## Your instructions
Write the lines out again, from the top of the material to the line containing "const seriesData = [wszczetych, stwierdzonych, zakonczonych];", pictures excluded.

## Data block

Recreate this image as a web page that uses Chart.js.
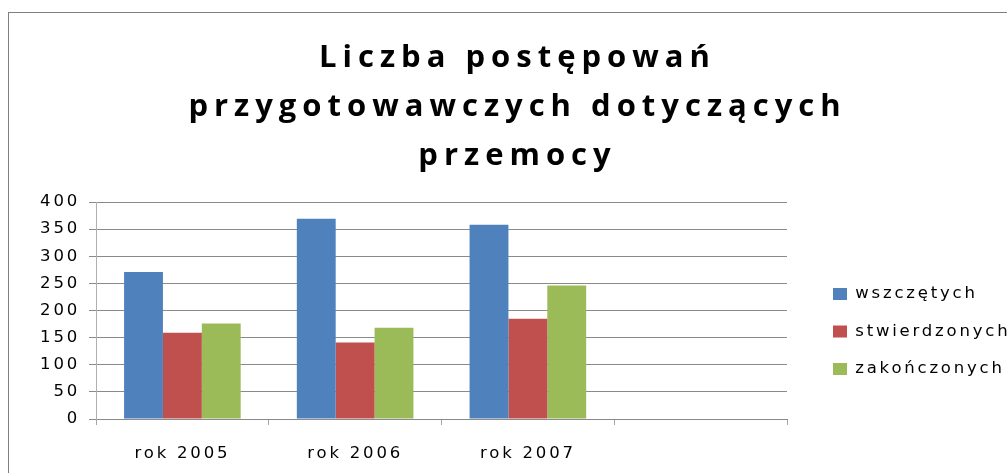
<!DOCTYPE html>
<html>
<head>
<meta charset="utf-8">
<script src="https://cdn.jsdelivr.net/npm/chart.js@4/dist/chart.umd.min.js"></script>
<style>
html,body{margin:0;padding:0;background:#fff;overflow:hidden;width:1007px;height:473px}
#frame{position:absolute;left:8px;top:12px;width:1100px;height:600px;border:1.5px solid #808080;box-sizing:border-box}
#wrap{position:absolute;left:0;top:0;width:1007px;height:473px}
</style>
</head>
<body>
<div id="frame"></div>
<div id="wrap"><canvas id="c"></canvas></div>
<script>
const categories = ['rok 2005', 'rok 2006', 'rok 2007', ''];
const seriesNames = ['wszczętych', 'stwierdzonych', 'zakończonych'];
const wszczetych = [271, 369, 358];
const stwierdzonych = [159, 141, 185];
const zakonczonych = [176, 168, 246];
const seriesColors = ['#4F81BD', '#C0504D', '#9BBB59'];
const titleLines = ['Liczba postępowań', 'przygotowawczych dotyczących', 'przemocy'];
const yMin = 0, yMax = 400, yStep = 50;

Chart.defaults.font.family = "'DejaVu Sans', sans-serif";
Chart.defaults.color = '#000';

const spacingPlugin = {
  id: 'spacing',
  beforeLayout(chart) { chart.ctx.letterSpacing = '2.8px'; },
  beforeDraw(chart) {
    chart.ctx.letterSpacing = '2.8px';
    const t = chart.titleBlock;
    if (t && !t._lsWrapped) {
      const d = t.draw;
      t.draw = function () {
        const c = this.ctx; const prev = c.letterSpacing;
        c.letterSpacing = '6px';
        d.apply(this, arguments);
        c.letterSpacing = prev;
      };
      t._lsWrapped = true;
    }
    const l = chart.legend;
    if (l && !l._shWrapped) {
      const d = l.draw;
      l.draw = function () {
        const c = this.ctx;
        c.save(); c.translate(25, 0);
        d.apply(this, arguments);
        c.restore();
      };
      l._shWrapped = true;
    }
  }
};

const seriesData = [wszczetych, stwierdzonych, zakonczonych];

new Chart(document.getElementById('c'), {
  type: 'bar',
  data: {
    labels: categories,
    datasets: seriesNames.map((name, i) => ({
      label: name,
      data: seriesData[i],
      backgroundColor: seriesColors[i],
      borderWidth: 0,
      barPercentage: 1,
      categoryPercentage: 0.675
    }))
  },
  options: {
    responsive: true,
    maintainAspectRatio: false,
    animation: false,
    layout: { padding: { left: 28, right: 0, top: 0, bottom: 10 } },
    plugins: {
      title: {
        display: true,
        text: titleLines,
        color: '#000',
        font: { family: "'Open Sans', sans-serif", size: 31, weight: 'bold', lineHeight: 49 / 31 },
        padding: { top: 34, bottom: 21 }
      },
      legend: {
        position: 'right',
        align: 'center',
        fullSize: false,
        labels: { boxWidth: 14, boxHeight: 12, padding: 21, font: { size: 16.5 }, color: '#000' },
        title: { display: true, text: ' ', padding: { top: 40, bottom: 0 }, font: { size: 2, lineHeight: 1 } }
      },
      tooltip: { enabled: false }
    },
    scales: {
      x: {
        grid: { display: true, drawOnChartArea: false, drawTicks: true, tickLength: 6, color: '#a6a6a6', offset: true },
        border: { display: true, color: '#8a8a8a' },
        ticks: { padding: 19, font: { size: 16.5 }, color: '#000', maxRotation: 0, autoSkip: false },
        afterFit(s) { s.paddingRight = 220; s.height = 44; }
      },
      y: {
        min: yMin, max: yMax,
        ticks: { stepSize: yStep, padding: 9, font: { size: 16.5 }, color: '#000' },
        grid: { color: '#8a8a8a', tickLength: 7 },
        border: { color: '#b0b0b0' },
        afterFit(s) { s.width = 68; }
      }
    }
  },
  plugins: [spacingPlugin]
});
</script>
</body>
</html>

## Correct output
Recreate this image as a web page that uses Chart.js.
<!DOCTYPE html>
<html>
<head>
<meta charset="utf-8">
<script src="https://cdn.jsdelivr.net/npm/chart.js@4/dist/chart.umd.min.js"></script>
<style>
html,body{margin:0;padding:0;background:#fff;overflow:hidden;width:1007px;height:473px}
#frame{position:absolute;left:8px;top:12px;width:1100px;height:600px;border:1.5px solid #808080;box-sizing:border-box}
#wrap{position:absolute;left:0;top:0;width:1007px;height:473px}
</style>
</head>
<body>
<div id="frame"></div>
<div id="wrap"><canvas id="c"></canvas></div>
<script>
const categories = ['rok 2005', 'rok 2006', 'rok 2007', ''];
const seriesNames = ['wszczętych', 'stwierdzonych', 'zakończonych'];
const wszczetych = [271, 369, 358];
const stwierdzonych = [159, 141, 185];
const zakonczonych = [176, 168, 246];
const seriesColors = ['#4F81BD', '#C0504D', '#9BBB59'];
const titleLines = ['Liczba postępowań', 'przygotowawczych dotyczących', 'przemocy'];
const yMin = 0, yMax = 400, yStep = 50;

Chart.defaults.font.family = "'DejaVu Sans', sans-serif";
Chart.defaults.color = '#000';

const spacingPlugin = {
  id: 'spacing',
  beforeLayout(chart) { chart.ctx.letterSpacing = '2.8px'; },
  beforeDraw(chart) {
    chart.ctx.letterSpacing = '2.8px';
    const t = chart.titleBlock;
    if (t && !t._lsWrapped) {
      const d = t.draw;
      t.draw = function () {
        const c = this.ctx; const prev = c.letterSpacing;
        c.letterSpacing = '6px';
        d.apply(this, arguments);
        c.letterSpacing = prev;
      };
      t._lsWrapped = true;
    }
    const l = chart.legend;
    if (l && !l._shWrapped) {
      const d = l.draw;
      l.draw = function () {
        const c = this.ctx;
        c.save(); c.translate(25, 0);
        d.apply(this, arguments);
        c.restore();
      };
      l._shWrapped = true;
    }
  }
};

const seriesData = [wszczetych, stwierdzonych, zakonczonych];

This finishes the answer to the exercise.